Prof. Anand Chakravarty spoke about the deep chasm between the rule of law and ‘justice’. He said that ‘justice’ should be understood not just in a judicial sense but in the wider sense of economic, social, and political justice. Citing instances of judicial bias against the dalit and adivasi agrarian labourers, he quoted the Tamil Nadu High Court verdict in the Kilvenmani massacre of 1969, which had found it ‘astonishing’ and ‘difficult to believe’ that ‘rich men, owning vast extents of land’, one of whom even ‘possessed a car’, could be guilty of burning alive 42 dalits! In the context of the Rupaspur (Purnea) massacre of 14 adivasi sharecroppers in 1971, he quoted the words of a well-known advocate who had justified the massacre, “It is because of me (i.e the landlord) that he had the land, it is because of me that he had a livelihood … Now he is violating that relationship by refusing to share the crop; this is a breach of trust which cannot be tolerated.” Prof. Chakravarty spoke of the principal social contradictions of Bihar, in the backdrop of which the Ranveer Sena had conducted more than 23 massacres in Bihar in the 1990s. The apparent reason for the massacres lay in contestations over land, wages and social dignity, he said, and the mobilizations of the radical Left groups on the latter issues, he stressed, were largely demanding rights within the Constitutional framework. The real reason for the massacres, he felt, was that the assertion of the underclass was viewed as an act of defiance against the hierarchical class and caste order. He held that the Bihar Government today, for all its rhetoric, is actually deeply inimical to the economic, social and political entitlements of the oppressed classes, and that therefore the prospects of justice for the latter are quite weak.
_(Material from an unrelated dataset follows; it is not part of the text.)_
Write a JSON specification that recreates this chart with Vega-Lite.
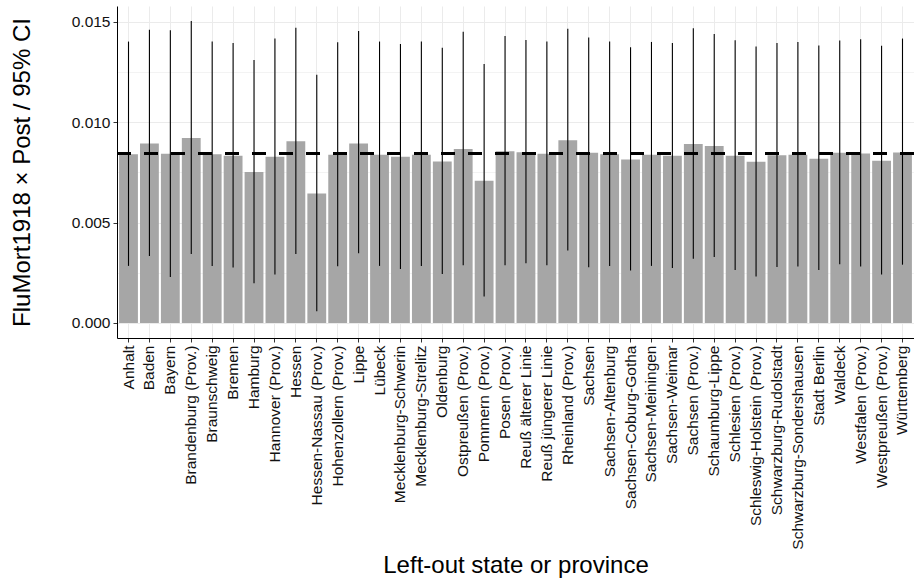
{
  "$schema": "https://vega.github.io/schema/vega-lite/v6.json",
  "autosize": {"type": "none"},
  "width": 797,
  "height": 332,
  "padding": {"left": 117, "top": 6, "right": 0, "bottom": 245},
  "background": "white",
  "config": {
    "font": "Liberation Sans",
    "view": {"stroke": null}
  },
  "data": {
    "values": [
      {"state": "Anhalt", "est": 0.00840, "lo": 0.00284, "hi": 0.01401},
      {"state": "Baden", "est": 0.00894, "lo": 0.00333, "hi": 0.01460},
      {"state": "Bayern", "est": 0.00842, "lo": 0.00229, "hi": 0.01457},
      {"state": "Brandenburg (Prov.)", "est": 0.00921, "lo": 0.00343, "hi": 0.01503},
      {"state": "Braunschweig", "est": 0.00840, "lo": 0.00284, "hi": 0.01401},
      {"state": "Bremen", "est": 0.00833, "lo": 0.00276, "hi": 0.01394},
      {"state": "Hamburg", "est": 0.00751, "lo": 0.00198, "hi": 0.01309},
      {"state": "Hannover (Prov.)", "est": 0.00827, "lo": 0.00241, "hi": 0.01416},
      {"state": "Hessen", "est": 0.00904, "lo": 0.00343, "hi": 0.01470},
      {"state": "Hessen-Nassau (Prov.)", "est": 0.00644, "lo": 0.00058, "hi": 0.01236},
      {"state": "Hohenzollern (Prov.)", "est": 0.00837, "lo": 0.00282, "hi": 0.01398},
      {"state": "Lippe", "est": 0.00894, "lo": 0.00347, "hi": 0.01454},
      {"state": "Lübeck", "est": 0.00838, "lo": 0.00284, "hi": 0.01401},
      {"state": "Mecklenburg-Schwerin", "est": 0.00828, "lo": 0.00269, "hi": 0.01389},
      {"state": "Mecklenburg-Strelitz", "est": 0.00838, "lo": 0.00284, "hi": 0.01401},
      {"state": "Oldenburg", "est": 0.00804, "lo": 0.00244, "hi": 0.01370},
      {"state": "Ostpreußen (Prov.)", "est": 0.00866, "lo": 0.00287, "hi": 0.01450},
      {"state": "Pommern (Prov.)", "est": 0.00708, "lo": 0.00132, "hi": 0.01289},
      {"state": "Posen (Prov.)", "est": 0.00855, "lo": 0.00287, "hi": 0.01429},
      {"state": "Reuß älterer Linie", "est": 0.00850, "lo": 0.00297, "hi": 0.01409},
      {"state": "Reuß jüngerer Linie", "est": 0.00842, "lo": 0.00287, "hi": 0.01401},
      {"state": "Rheinland (Prov.)", "est": 0.00909, "lo": 0.00361, "hi": 0.01465},
      {"state": "Sachsen", "est": 0.00847, "lo": 0.00277, "hi": 0.01421},
      {"state": "Sachsen-Altenburg", "est": 0.00840, "lo": 0.00284, "hi": 0.01401},
      {"state": "Sachsen-Coburg-Gotha", "est": 0.00814, "lo": 0.00261, "hi": 0.01373},
      {"state": "Sachsen-Meiningen", "est": 0.00838, "lo": 0.00284, "hi": 0.01399},
      {"state": "Sachsen-Weimar", "est": 0.00832, "lo": 0.00274, "hi": 0.01394},
      {"state": "Sachsen (Prov.)", "est": 0.00891, "lo": 0.00320, "hi": 0.01467},
      {"state": "Schaumburg-Lippe", "est": 0.00881, "lo": 0.00328, "hi": 0.01439},
      {"state": "Schlesien (Prov.)", "est": 0.00833, "lo": 0.00264, "hi": 0.01408},
      {"state": "Schleswig-Holstein (Prov.)", "est": 0.00802, "lo": 0.00231, "hi": 0.01376},
      {"state": "Schwarzburg-Rudolstadt", "est": 0.00835, "lo": 0.00279, "hi": 0.01394},
      {"state": "Schwarzburg-Sondershausen", "est": 0.00837, "lo": 0.00281, "hi": 0.01399},
      {"state": "Stadt Berlin", "est": 0.00818, "lo": 0.00264, "hi": 0.01381},
      {"state": "Waldeck", "est": 0.00847, "lo": 0.00292, "hi": 0.01406},
      {"state": "Westfalen (Prov.)", "est": 0.00843, "lo": 0.00281, "hi": 0.01413},
      {"state": "Westpreußen (Prov.)", "est": 0.00807, "lo": 0.00241, "hi": 0.01380},
      {"state": "Württemberg", "est": 0.00848, "lo": 0.00290, "hi": 0.01416}
    ]
  },
  "encoding": {
    "x": {
      "field": "state",
      "type": "nominal",
      "sort": null,
      "scale": {"paddingInner": 0.1, "paddingOuter": 0.1},
      "axis": {
        "title": "Left-out state or province",
        "titleFontSize": 24,
        "titleFontWeight": "normal",
        "titleColor": "#000000",
        "titlePadding": 15,
        "labelAngle": -90,
        "labelAlign": "right",
        "labelBaseline": "middle",
        "labelFontSize": 15.5,
        "labelColor": "#111111",
        "labelPadding": 3,
        "labelOverlap": false,
        "labelLimit": 0,
        "bandPosition": 0.5,
        "tickSize": 4,
        "tickColor": "#333333",
        "domainColor": "#000000",
        "domainWidth": 1,
        "grid": true,
        "gridColor": "#EBEBEB",
        "gridWidth": 1
      }
    }
  },
  "layer": [
    {
      "mark": {"type": "bar", "color": "#A6A6A6"},
      "encoding": {
        "y": {
          "field": "est",
          "type": "quantitative",
          "scale": {"domain": [-0.00075, 0.01578], "nice": false, "zero": false},
          "axis": {
            "title": "FluMort1918 × Post / 95% CI",
            "titleFontSize": 24,
            "titleFontWeight": "normal",
            "titleColor": "#000000",
            "titlePadding": 37,
            "values": [0, 0.0025, 0.005, 0.0075, 0.01, 0.0125, 0.015],
            "format": ".3f",
            "labelExpr": "round(datum.value * 400) % 2 == 0 ? datum.label : ''",
            "labelFontSize": 15.5,
            "labelColor": "#111111",
            "labelPadding": 3,
            "tickSize": 4,
            "tickColor": "#333333",
            "tickOpacity": {"condition": {"test": "round(datum.value * 400) % 2 == 0", "value": 1}, "value": 0},
            "domainColor": "#000000",
            "domainWidth": 1,
            "grid": true,
            "gridColor": "#EBEBEB",
            "gridWidth": {"condition": {"test": "round(datum.value * 400) % 2 == 0", "value": 1}, "value": 0.6}
          }
        },
        "y2": {"datum": 0}
      }
    },
    {
      "mark": {"type": "rule", "color": "#000000", "strokeWidth": 1.1},
      "encoding": {
        "y": {"field": "lo", "type": "quantitative"},
        "y2": {"field": "hi"}
      }
    },
    {
      "mark": {"type": "rule", "color": "#000000", "strokeWidth": 2.7, "strokeDash": [13.4, 13.6]},
      "encoding": {
        "x": {"value": 0},
        "x2": {"value": "width"},
        "y": {"datum": 0.00843}
      }
    }
  ]
}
Senior advocate Prashant Bhushan spoke about the entrenched upper class and caste biases in the judiciary, and about how difficult it is for the poor and oppressed to approach the Courts for justice, or even to prove their innocence when they are falsely framed for some crime by the state machinery.
Prof. Nandini Sundar of Delhi University said that we should be hopeful and confident that the people of Bathani Tola would get justice – not so much because one has faith in the judiciary, but because one has faith in the commitment of the people and the party towards the struggle for justice. She said that the verdict seems to blame the survivors and witnesses for the weaknesses of the police investigators and prosecutors. She questioned the underlying assumption that the Bathani Tola massacre was a result of group rivalries (i.e between CPI(ML) and the Ranveer Sena), and that the survivors’ political affiliation made them ‘unreliable witnesses.’ She said that P Chidambaram was being opportunist when he asked why no one demanded justice for the Bathani Tola victims; since he himself was in the habit of branding those who raised such matters as ‘Maoist sympathizers.’
Jaya Mehta, economist and activist, spoke of her visit along with a team, to Amausi in Khagaria district of Bihar, which was the site of a massacre in 2009. She pointed out that in stark contrast to Bathani Tola where the Ara verdict had come out in 14 years later, a verdict sentencing 10 musahars (‘mahadalits’) including Comrade Bodhan Sada to death had come out within four years. She held that Amausi verdict to be deeply unjust and out of sync with the facts on the ground as emerged from the team’s preliminary enquiry. Noting the Bihar Government’s back-tracking on the question of land reform, she stressed the need for a united Left movement on the question of land reform and land rights to the oppressed.
Comrade Ramji Rai, politburo member of the CPI(ML), said that 16 years ago, Ranveer Sena committed the massacre in Bathani Tola, but now, what we are witnessing is a judicial massacre of Bathani Tola. And the foundations of this massacre of justice, he said, were laid long ago: when the Nitish Kumar Government came to power and disbanded the Amir Das Commission that been set up to enquire into the political patrons of the Ranveer Sena.
He reminded that the Bathani Tola massacre was a virulent feudal-communal backlash against the bid at political and social equality by the poor and oppressed of Bhojpur. The CPI(ML) had won two Assembly seats at Sahar and Sandesh in 1995 – and this was the immediate backdrop in which the Ranveer Sena came into being. He recalled speaking to Sheetal Choudhury from Ara, who had said that Bhojpur had witnessed a ‘little revolution’ (chhoti moti kranti) that had forced the feudal forces to accept the dalit and landless oppressed as political and social equals. The massacre was intended to punish this assertion and reestablish the old order.
He pointed out the strong ideological and political linkages between the Ranveer Sena and the Sangh Parivar, and the communal overtones of the feudal massacre at Bathani Tola, in which Muslim families had been singled out for the most barbaric crimes. There was documentary evidence, he said, that the Ranveer Sena chief Brahmeshwar Singh had called to ‘throw out the red flag from India’s soil.’ Reminiscent of the Bajrang Dal, Brahmeshwar had called for liquidation of the ‘Naxalites,’ saying that when Hanuman burnt Lanka, he had not spared women and children. Brahmeshwar Singh, mirroring the nationalist posturing of the Sangh Parivar, had called his organization the ‘nationalist’ (rashtravadi) peasant organization. Nitish’s predecessor Laloo Prasad, in spite of his anti-communal posturing, had never acted against the Ranveer Sena. Brahmeshwar Singh, the Ranveer Sena chief, had never been named in any of the FIRs of massacres. And the Nitish Government had failed even to oppose the bail plea of Brahmeshwar Singh, allowing him to walk free!
Comrade Ramji Rai called for a countrywide declaration of rejection of and struggle against the ‘massacre of justice’ represented by the Bihar HC verdict on Bathani Tola.
The Convention ended with recitation of poems by the people’s poet and balladeer Vidrohi.